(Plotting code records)
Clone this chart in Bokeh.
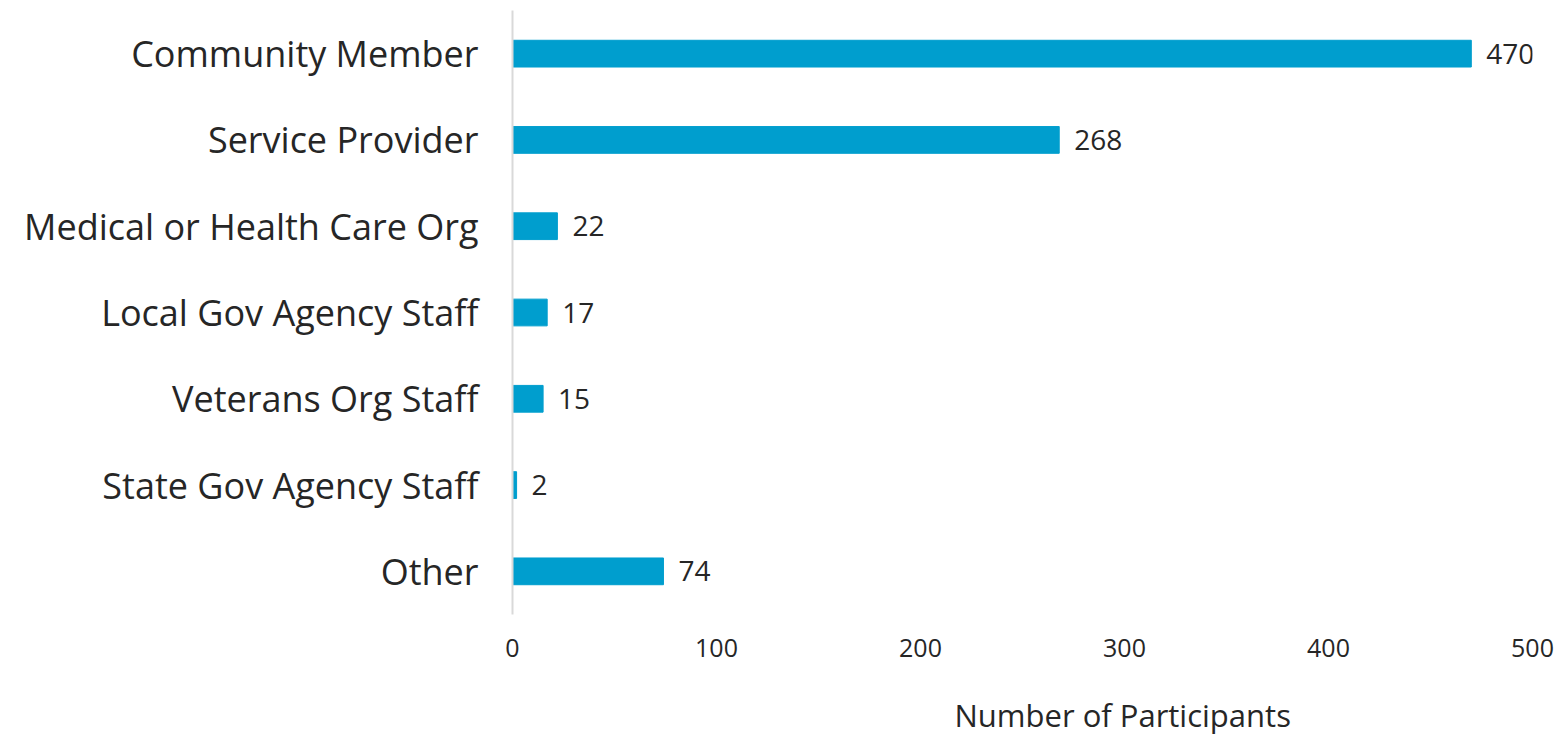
from bokeh.plotting import figure
from bokeh.models import ColumnDataSource, FactorRange, Range1d, Title, FixedTicker
from bokeh.embed import file_html
from bokeh.resources import INLINE
from bokeh.core.properties import value

categories = ["Community Member", "Service Provider", "Medical or Health Care Org",
              "Local Gov Agency Staff", "Veterans Org Staff", "State Gov Agency Staff", "Other"]
counts = [470, 268, 22, 17, 15, 2, 74]
x_ticks = [0, 100, 200, 300, 400, 500]
x_title = "Number of Participants"

FONT = "Open Sans"
TXT = "#262626"
BAR = "#009ECE"

src = ColumnDataSource(dict(cat=categories, val=counts, lbl=[str(v) for v in counts]))

p = figure(width=1556, height=739, output_backend="svg", toolbar_location=None,
           y_range=FactorRange(factors=list(reversed(categories))),
           x_range=Range1d(0, 500),
           min_border_left=512, min_border_right=24, min_border_top=10, min_border_bottom=10)
p.outline_line_color = None
p.grid.grid_line_color = None
p.background_fill_color = "white"

p.hbar(y="cat", right="val", left=0, height=0.31, source=src, color=BAR)
p.text(x="val", y="cat", text="lbl", source=src, x_offset=15, text_baseline="middle",
       text_align="left", text_font=value(FONT), text_font_size="28px", text_color=TXT)

xa = p.xaxis[0]
xa.ticker = FixedTicker(ticks=x_ticks)
xa.axis_line_color = None
xa.major_tick_line_color = None
xa.minor_tick_line_color = None
xa.major_label_text_font = FONT
xa.major_label_text_font_size = "25px"
xa.major_label_text_color = TXT
xa.major_label_standoff = 18
# invisible spacer label to push the offset title lower
xa.axis_label = "\u00a0"
xa.axis_label_text_font_size = "12px"
xa.axis_label_standoff = 15

ya = p.yaxis[0]
ya.axis_line_color = "#D9D9D9"
ya.axis_line_width = 2
ya.major_tick_line_color = None
ya.minor_tick_line_color = None
ya.major_label_text_font = FONT
ya.major_label_text_font_size = "36px"
ya.major_label_text_color = TXT
ya.major_label_standoff = 28

p.add_layout(Title(text=x_title, align="left", offset=442, text_font=FONT,
                   text_font_size="31px", text_font_style="normal", text_color=TXT,
                   vertical_align="top", standoff=4), "below")

open("out.html", "w").write(file_html(p, INLINE))
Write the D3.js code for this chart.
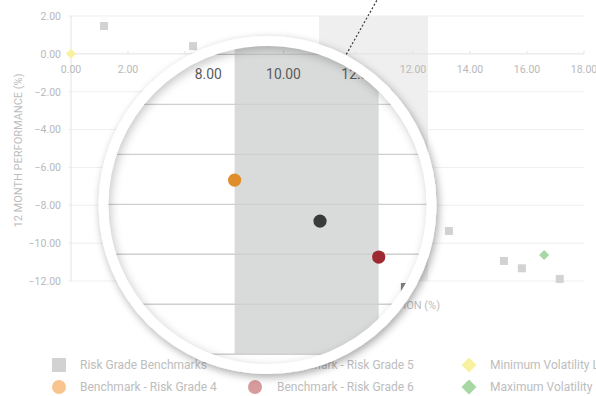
<!DOCTYPE html>
<html>
<head>
<meta charset="utf-8">
<script src="https://cdn.jsdelivr.net/npm/d3@7"></script>
<style>
  html, body { margin: 0; padding: 0; background: #ffffff; }
  svg { display: block; font-family: Roboto, "DejaVu Sans", sans-serif; }
</style>
</head>
<body>
<svg id="chart" width="596" height="396"></svg>
<script>
// ---- data ----
const xTicks = [0, 2, 4, 6, 8, 10, 12, 14, 16, 18];
const yTicks = [2, 0, -2, -4, -6, -8, -10, -12];

const benchmarkName = "Risk Grade Benchmarks";
const benchmarkVol  = [1.16, 4.28, 13.26, 15.19, 15.82, 17.15];
const benchmarkPerf = [1.47, 0.41, -9.36, -10.94, -11.33, -11.89];

const gradeNames = ["Benchmark - Risk Grade 4", "Benchmark - Risk Grade 5", "Benchmark - Risk Grade 6"];
const gradeVol   = [8.7, 10.97, 12.53];
const gradePerf  = [-5.03, -6.67, -8.11];

const limitNames = ["Minimum Volatility Limit", "Maximum Volatility Limit"];
const limitVol   = [0, 16.6];
const limitPerf  = [0, -10.63];

const xTitle = "12 MONTH STANDARD DEVIATION (%)";
const yTitle = "12 MONTH PERFORMANCE (%)";

// ---- layout ----
const W = 596, H = 396;
const x = d3.scaleLinear().domain([0, 18]).range([71, 584]);
const y = d3.scaleLinear().domain([-12, 2]).range([281, 16]);
const fmt = d3.format(".2f");

// lens: centre, content radius, ring radius, zoom factor and offset
const lens = { cx: 267.5, cy: 205, r: 159, ring: 169, k: 1.32, tx: -186.4, ty: -16.7 };
const distToLens = (px, py) => Math.hypot(px - lens.cx, py - lens.cy);

const themes = {
  base: {
    grid: "#efefef", axis: "#e3e3e3", band: "#efefef", tick: "#b9b9b9",
    square: "#d2d2d2", grades: ["#f8c590", "#a9a9a9", "#d89b9d"], limits: ["#f8f2a0", "#a7d7a2"]
  },
  focus: {
    grid: "#cfcfcf", axis: "#c4c4c4", band: "#d9dada", tick: "#5a5a5a",
    square: "#7e7e7e", grades: ["#e08e2b", "#3a3a3a", "#9d2a31"], limits: ["#f0e14a", "#5cb85c"]
  }
};

// screen position of a plot point, for the plain view and the lens view
const screenBase = (px, py) => [px, py];
const screenLens = (px, py) => [lens.k * px + lens.tx, lens.k * py + lens.ty];
// a tick label is only drawn where some of it can be seen
const visibleBase = (px, py) => distToLens(...screenBase(px, py)) > lens.ring;
const visibleLens = (px, py) => distToLens(...screenLens(px, py)) < lens.r + 10;

const svg = d3.select("#chart");
const defs = svg.append("defs");

defs.append("clipPath").attr("id", "lensClip")
  .append("circle").attr("cx", lens.cx).attr("cy", lens.cy).attr("r", lens.r);

const ringShadow = defs.append("filter").attr("id", "ringShadow")
  .attr("x", "-20%").attr("y", "-20%").attr("width", "140%").attr("height", "140%");
ringShadow.append("feGaussianBlur").attr("in", "SourceAlpha").attr("stdDeviation", 4);
ringShadow.append("feOffset").attr("dx", 2).attr("dy", 3).attr("result", "off");
ringShadow.append("feComponentTransfer").append("feFuncA").attr("type", "linear").attr("slope", 0.35);
const m = ringShadow.append("feMerge");
m.append("feMergeNode");
m.append("feMergeNode").attr("in", "SourceGraphic");

defs.append("filter").attr("id", "soft")
  .attr("x", "-20%").attr("y", "-20%").attr("width", "140%").attr("height", "140%")
  .append("feGaussianBlur").attr("stdDeviation", 5);

const diamond = h => `M0,${-h}L${h},0L0,${h}L${-h},0Z`;

// draws the plot area (band, grid, axes, markers) with a colour theme
function drawPlot(g, t, visible) {
  g.append("rect")
    .attr("x", x(d3.min(gradeVol))).attr("width", x(d3.max(gradeVol)) - x(d3.min(gradeVol)))
    .attr("y", y(2)).attr("height", y(-12) - y(2))
    .attr("fill", t.band);

  g.selectAll(".grid").data(yTicks).join("line")
    .attr("x1", x(0) - 3).attr("x2", x(18))
    .attr("y1", d => y(d)).attr("y2", d => y(d))
    .attr("stroke", d => d === 0 ? t.axis : t.grid).attr("stroke-width", 1);

  g.append("line")
    .attr("x1", x(0)).attr("x2", x(0)).attr("y1", y(2)).attr("y2", y(-12))
    .attr("stroke", t.axis);

  g.selectAll(".xt").data(xTicks).join("line")
    .attr("x1", d => x(d)).attr("x2", d => x(d))
    .attr("y1", y(0)).attr("y2", y(0) - 3)
    .attr("stroke", t.axis);

  g.selectAll(".xl").data(xTicks.filter(d => visible(x(d), y(0) + 15))).join("text")
    .attr("x", d => x(d)).attr("y", y(0) + 19)
    .attr("text-anchor", "middle").attr("font-size", 10.5).attr("fill", t.tick)
    .text(d => fmt(d));

  g.selectAll(".yl").data(yTicks.filter(d => visible(x(0) - 22, y(d)))).join("text")
    .attr("x", x(0) - 10).attr("y", d => y(d) + 3.8)
    .attr("text-anchor", "end").attr("font-size", 10.5).attr("fill", t.tick)
    .text(d => fmt(d));

  g.selectAll(".bm").data(benchmarkVol).join("rect")
    .attr("x", (d, i) => x(d) - 4).attr("y", (d, i) => y(benchmarkPerf[i]) - 4)
    .attr("width", 8).attr("height", 8).attr("fill", t.square);

  g.selectAll(".lim").data(limitVol).join("path")
    .attr("d", diamond(5))
    .attr("transform", (d, i) => `translate(${x(d)},${y(limitPerf[i])})`)
    .attr("fill", (d, i) => t.limits[i]);

  g.selectAll(".grade").data(gradeVol).join("circle")
    .attr("cx", d => x(d)).attr("cy", (d, i) => y(gradePerf[i]))
    .attr("r", 5).attr("fill", (d, i) => t.grades[i]);
}

// ---- base chart ----
const base = svg.append("g");
drawPlot(base, themes.base, visibleBase);

base.append("text")
  .attr("transform", `translate(22,${(y(2) + y(-12)) / 2 + 2}) rotate(-90)`)
  .attr("text-anchor", "middle").attr("font-size", 11).attr("fill", "#bdbdbd")
  .text(yTitle);

base.append("text")
  .attr("x", 440).attr("y", 309)
  .attr("text-anchor", "end").attr("font-size", 11).attr("fill", "#bdbdbd")
  .text(xTitle);

// ---- legend ----
const legendCols = [{ sx: 59, tx: 80 }, { sx: 255, tx: 277 }, { sx: 469, tx: 490 }];
const legendRows = [365, 387];
const legendItems = [
  { name: benchmarkName, shape: "square", color: themes.base.square, col: 0, row: 0 },
  { name: gradeNames[0], shape: "circle", color: themes.base.grades[0], col: 0, row: 1 },
  { name: gradeNames[1], shape: "circle", color: themes.base.grades[1], col: 1, row: 0 },
  { name: gradeNames[2], shape: "circle", color: themes.base.grades[2], col: 1, row: 1 },
  { name: limitNames[0], shape: "diamond", color: themes.base.limits[0], col: 2, row: 0 },
  { name: limitNames[1], shape: "diamond", color: themes.base.limits[1], col: 2, row: 1 }
];
const leg = base.append("g");
legendItems.forEach(it => {
  const cx = legendCols[it.col].sx, cy = legendRows[it.row];
  if (it.shape === "square") {
    leg.append("rect").attr("x", cx - 7).attr("y", cy - 7).attr("width", 14).attr("height", 14).attr("fill", it.color);
  } else if (it.shape === "circle") {
    leg.append("circle").attr("cx", cx).attr("cy", cy).attr("r", 7).attr("fill", it.color);
  } else {
    leg.append("path").attr("d", diamond(7.5)).attr("transform", `translate(${cx},${cy})`).attr("fill", it.color);
  }
  leg.append("text").attr("x", legendCols[it.col].tx).attr("y", cy + 4.3)
    .attr("font-size", 12).attr("fill", "#bdbdbd").text(it.name);
});

// ---- magnifying lens ----
svg.append("circle")
  .attr("cx", lens.cx).attr("cy", lens.cy).attr("r", lens.ring)
  .attr("fill", "#ffffff").attr("filter", "url(#ringShadow)");

const inner = svg.append("g").attr("clip-path", "url(#lensClip)");
inner.append("circle").attr("cx", lens.cx).attr("cy", lens.cy).attr("r", lens.r).attr("fill", "#ffffff");
const zoomed = inner.append("g")
  .attr("transform", `translate(${lens.tx},${lens.ty}) scale(${lens.k})`);
drawPlot(zoomed, themes.focus, visibleLens);

// inner shadow along the lens rim
inner.append("circle")
  .attr("cx", lens.cx + 2).attr("cy", lens.cy + 3).attr("r", lens.r + 9)
  .attr("fill", "none").attr("stroke", "rgba(0,0,0,0.22)").attr("stroke-width", 18)
  .attr("filter", "url(#soft)");

// dotted pointer leaving the rim
const a0 = Math.atan2(53 - lens.cy, 347 - lens.cx);
const sx = lens.cx + (lens.ring + 1) * Math.cos(a0), sy = lens.cy + (lens.ring + 1) * Math.sin(a0);
const dir = -60.5 * Math.PI / 180;
svg.append("line")
  .attr("x1", sx).attr("y1", sy)
  .attr("x2", sx + 64 * Math.cos(dir)).attr("y2", sy + 64 * Math.sin(dir))
  .attr("stroke", "#3a3a3a").attr("stroke-width", 1.2).attr("stroke-dasharray", "2,2");
</script>
</body>
</html>
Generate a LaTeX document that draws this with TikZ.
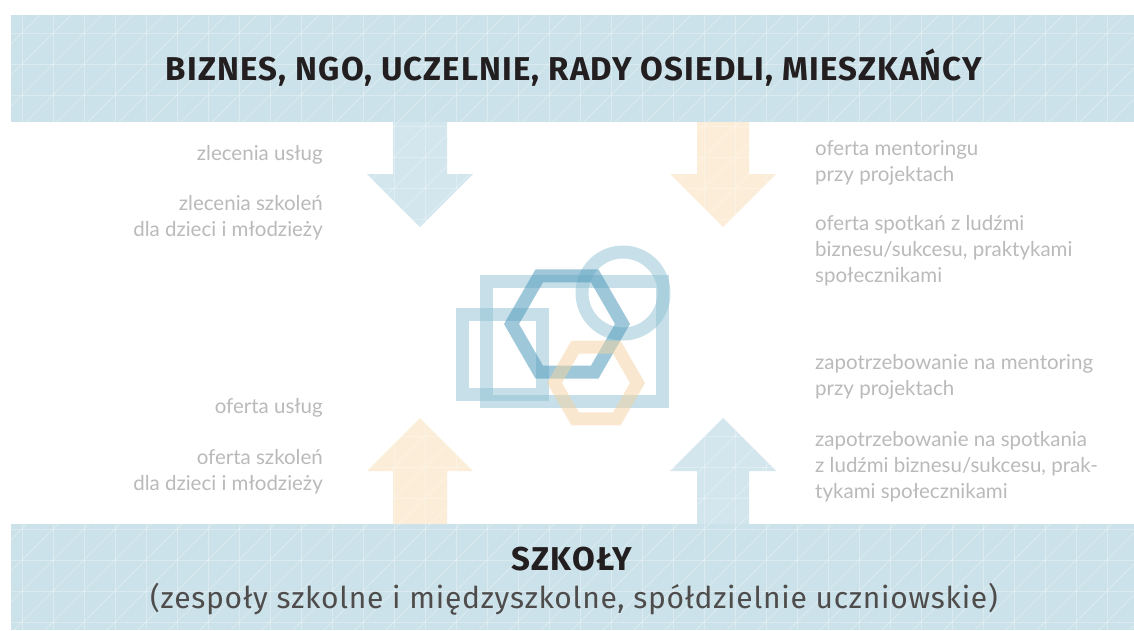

## Required task
Count the lines in which the string "chart" appears, then report only that figure.

## Exercise solution
5